Mais de setenta anos após a sua morte, o percurso pessoal, político e intelectual de George Orwell permanece objeto de um escrutínio atravessado ao mesmo tempo pelo aplauso e pelo ódio. No entanto, se o primeiro, associado à sua denúncia militante da desigualdade social, do imperialismo e do totalitarismo como os males capitais do seu tempo, encontrou sempre momentos de reconhecimento público e outros nos quais pareceu confinado apenas a uns quantos admiradores, o segundo estabeleceu-se como uma constante, com uma intensidade que parece até, apesar dos múltiplos esforços de impugnação, ter-se inflamado mais após a morte do escritor. Aquilo que Christopher Hitchens (1949-2011) se propôs fazer neste A vitória de Orwell, escrito há já cerca de uma década mas tão brilhante que resistiu a esta frágil tradução portuguesa, foi olhar para a avalanche de rancor e, de forma sustentada e sagaz, desmontar os mais insistentes argumentos adversos ao escritor, desancando alguns dos seus intérpretes. O que não é de admirar vindo de quem, como aconteceu com Hitchens, foi objeto de comparáveis vilipêndios e incompreensões.
A intenção de polemizar, mas também de fazer pedagogia, apoiou-se aqui numa identificação de «áreas de conflito» com as quais tanto a vida quanto a posteridade de Orwell se viram confrontadas. A primeira respeita às suas posições sobre as características do imperialismo britânico, mostrando de que forma, contrariamente ao por vezes apregoado, elas sempre foram de aversão e resistência. A segunda refere-se ao posicionamento do autor britânico como homem de esquerda, refutando-se os críticos – alguns próximos de nós, como Edward Saïd ou Salman Rushdie – que viram no seu combate precoce contra o estalinismo, ou na sua defesa de valores tomados como universais, um modo de pactuar com o fascismo e o colonialismo, «fornecendo munições ao inimigo». A terceira toca a sua luta de toda a vida contra a direita e um combate post-mortem contra aqueles que no contexto da «Guerra Fria» – um conceito, recorde-se, inventado pelo próprio Orwell – se serviram de parte da sua obra, sobretudo dos romances tardios Animal Farm e 1984, subvertendo-a e usando-a como munição contra os ideais socialistas. A quarta área questiona leituras críticas do seu olhar distanciado sobre a América, que conheceu mal apesar da admiração por Paine e Jefferson e de um projeto de viagem jamais completado, sendo este desconhecimento o motivo pelo qual se recusou a aprofundar o assunto. A quinta aborda o tema da «anglicidade», da qual, ao contrário do que proclamam também os seus detratores, desconfiava profundamente. A sexta diz respeito às suas supostas posições de natureza misógina e homofóbica, que Hitchens vivamente contesta. E a sétima área debate a suposta «lista» de pessoas, simpatizantes do estalinismo e agentes da supremacia soviética sobre a esquerda, que, no final da vida, Orwell teria fornecido aos serviços secretos britânicos, mostrando o jornalista e crítico, como já outros fizeram, que se trata de uma completa difamação.

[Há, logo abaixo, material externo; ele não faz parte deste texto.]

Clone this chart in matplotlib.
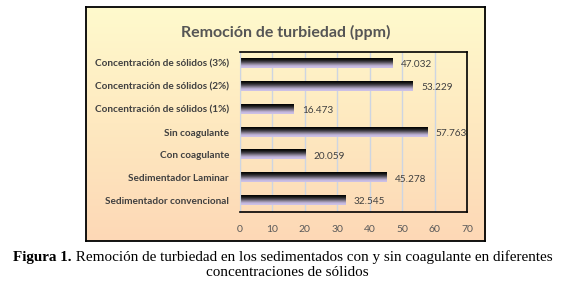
import numpy as np
import matplotlib
matplotlib.use("Agg")
import matplotlib.pyplot as plt
from matplotlib.colors import LinearSegmentedColormap

# data, top to bottom as in the chart
categories = [
    "Concentración de sólidos (3%)",
    "Concentración de sólidos (2%)",
    "Concentración de sólidos (1%)",
    "Sin coagulante",
    "Con coagulante",
    "Sedimentador Laminar",
    "Sedimentador convencional",
]
values = [47.032, 53.229, 16.473, 57.763, 20.059, 45.278, 32.545]
value_labels = ["47.032", "53.229", "16.473", "57.763", "20.059", "45.278", "32.545"]
xticks = [0, 10, 20, 30, 40, 50, 60, 70]

title = "Remoción de turbiedad (ppm)"
caption_bold = "Figura 1."
caption_rest = " Remoción de turbiedad en los sedimentados con y sin coagulante en diferentes"
caption_line2 = "concentraciones de sólidos"

label_font = ["Lato", "DejaVu Sans"]
serif = "Liberation Serif"

fig = plt.figure(figsize=(5.71, 2.89), dpi=100)

# chart box with yellow -> peach gradient
bg = fig.add_axes([0.1506, 0.1661, 0.6988, 0.8097])
bg_cmap = LinearSegmentedColormap.from_list("bg", ["#fffacd", "#fee9c0", "#fdd8b6"])
bg.imshow(np.linspace(0, 1, 256).reshape(-1, 1), aspect="auto", cmap=bg_cmap,
          extent=[0, 1, 0, 1])
bg.set_xticks([])
bg.set_yticks([])
for s in bg.spines.values():
    s.set_color("black")
    s.set_linewidth(1.3)
bg.text(0.5, 0.89, title, transform=bg.transAxes, ha="center", va="center",
        fontsize=11.5, fontweight="bold", color="#555555", family=label_font)

ax = fig.add_axes([0.4203, 0.2664, 0.3976, 0.5537])
ax.patch.set_alpha(0)

y = np.arange(len(categories))[::-1]
bars = ax.barh(y, values, height=0.4, color="none", zorder=2)

# black on top fading to lavender at the bottom of each bar
bar_cmap = LinearSegmentedColormap.from_list(
    "bar", ["#000000", "#1a1a1a", "#4a4650", "#8c8498", "#c2b6dc", "#cfc3e8"])
grad = np.linspace(0, 1, 64).reshape(-1, 1)
for bar, lab in zip(bars, value_labels):
    bb = bar.get_bbox()
    ax.imshow(grad, extent=[bb.x0, bb.x1, bb.y0, bb.y1], origin="upper",
              aspect="auto", cmap=bar_cmap, zorder=2)
    ax.annotate(lab, (bb.x1, (bb.y0 + bb.y1) / 2), xytext=(6, -1),
                textcoords="offset points", va="center", ha="left",
                fontsize=7.2, color="#404040", family=label_font)

ax.set_xlim(0, 70)
ax.set_ylim(-0.5, len(categories) - 0.5)
ax.set_aspect("auto")
ax.set_xticks(xticks)
ax.set_xticklabels([str(t) for t in xticks], fontsize=7.5, color="#595959",
                   family=label_font)
ax.set_yticks(y)
ax.set_yticklabels(categories, fontsize=7.2, fontweight="bold", color="#404040",
                   family=label_font)
ax.tick_params(length=0, pad=8)
ax.tick_params(axis="x", pad=9)
ax.grid(axis="x", color="#cdd5e2", linewidth=1, zorder=0)
ax.set_axisbelow(True)
for side in ["top", "right", "bottom"]:
    ax.spines[side].set_color("black")
    ax.spines[side].set_linewidth(1.2)
ax.spines["left"].set_color("#cdd5e2")

# caption under the chart
t1 = fig.text(0.0228, 0.0969, caption_bold, fontsize=10.9, fontweight="bold",
              family=serif, va="baseline")
ax.annotate(caption_rest, xy=(1, 0), xycoords=t1, va="bottom", ha="left",
            fontsize=10.9, family=serif, annotation_clip=False)
fig.text(0.503, 0.045, caption_line2, fontsize=10.9, family=serif,
         ha="center", va="baseline")

fig.savefig("out.png", dpi=100)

Do conjunto sobressai, justificando a metáfora militar que o título comporta, um olhar muito positivo, quase heroico mesmo, sobre as disputas de Orwell, procurando apresentá-lo como um vencedor póstumo, e absolutamente categórico, de todas elas. Como um defensor incansável dos valores humanos da «razoabilidade» e da «decência», assim como do direito do intelectual ao testemunho, erguidos contra a contemporização com os pesados crimes que outros escritores do seu tempo, companheiros de viagem do totalitarismo – esse que jocosamente denomina de pinks –, adotaram em nome do fascismo ou então do estalinismo. Um livro repleto de sabedoria, que recorrendo às fontes e suprimindo os preconceitos só não reabilita Orwell aos olhos de quem o ler mesmo de má-fé.
Christopher Hitchens, A vitória de Orwell. Trad. de Vasco Gato. Verbo. 192 págs. Versão revista de artigo publicado na LER de Dezembro de 2012.